Picture this. You’re driving up a windy mountainous road. You’ve been cruising on it for the past hour or so, steadily working your way up. You approach another rise, and as you creep over the crest, you no longer see mountain in front of you. Instead, where you were expecting a majestic peak… it’s just…
Instead of looking up, you look down. And you can’t help but have one of those “holy crap, is this real?” moments. Because below you isn’t more mountain, but a crater1. Filled with water. With a freaking Volcano on an ISLAND in the middle of it.
It’s surreal. You’ll feel like Instagram has suddenly put a filter on your life. The water is an intense indigo, and crystal clear.
Turns out, this mountain you were driving up is actually an old volcano. Except, it retired, and decided to be the coolest lake on the West Coast in its downtime. And what do good volcanos do when they master their hobbies in their downtime? They foster the growth of smaller volcanos inside of them?
I dunno. That sounds good.
Turns out, subsequent volcanic activity after the crater was formed created the island you see in the middle of it. What’s awesome-er is that you can actually take a boat tour and hike around it (!) during the summer months.
If you’re visiting, make the time to do that. Looks like it would be an amazing experience. Alas, I didn’t have time this trip, but I really want to come back.
For me, Corvallis = Family. Namely, brother Nathan, Joelle (his GF), aunt Marcia… and uncle Dr. James Males, former director-of-something-or-other. I spent a few days here working on my route, catching up on some sleep, and even got a behind-the-scenes tour of Oregon State’s veterinary and agriculture buildings, courtesy of uncle Dr. Males (not to be confused with a Dr. of Uncles). It was a delightful little interlude before the craziness of the next few weeks.
Your route? You figured it out?!?
Sure did. I’ll write up the details soon. But Washington, Idaho, and Wyoming are the next stops.
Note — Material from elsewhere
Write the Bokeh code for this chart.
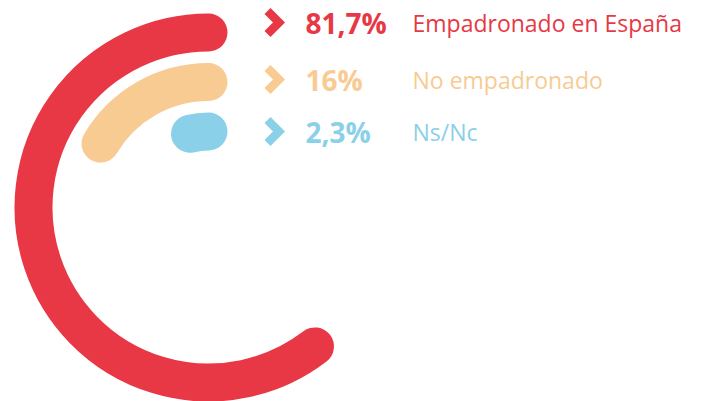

Because I have to cover about 5,000 miles in the next two weeks, I don’t really have time to hit places I’ve visited before. So, I forced myself to largely skip Portland. I really just stopped to get a couple donuts from Voodoo Doughnut, and grab Pizza at one of the top rated place on Yelp.
In. Out. On with the trip. Next up… Washington.
Footnotes and junk.
1. OK, science time. It’s technically a caldera. Does that word sounds familiar, but you can’t quite remember what the difference between that and a crater is2? Well, a volcanic crater is formed when ash and magma are vented upwards out of a volcano, leaving behind a bowl-like formation. Whereas, a caldera is formed when the magma chambers below ground are emptied, and the earth collapses down upon itself to fill the void.
Think of the difference between squeezing a Hostess cupcake so hard the filling blows out the top vs. sucking the jelly out of the side of a jelly donut. (OK, I have sweets on the brain. Shrug.)
Technically, a caldera is a type of crater, which is why there often isn’t a distinction made when naming places like Crater Lake. Or, at least that’s what the internet tells me.
2. Yeah, I didn’t remember what it meant either.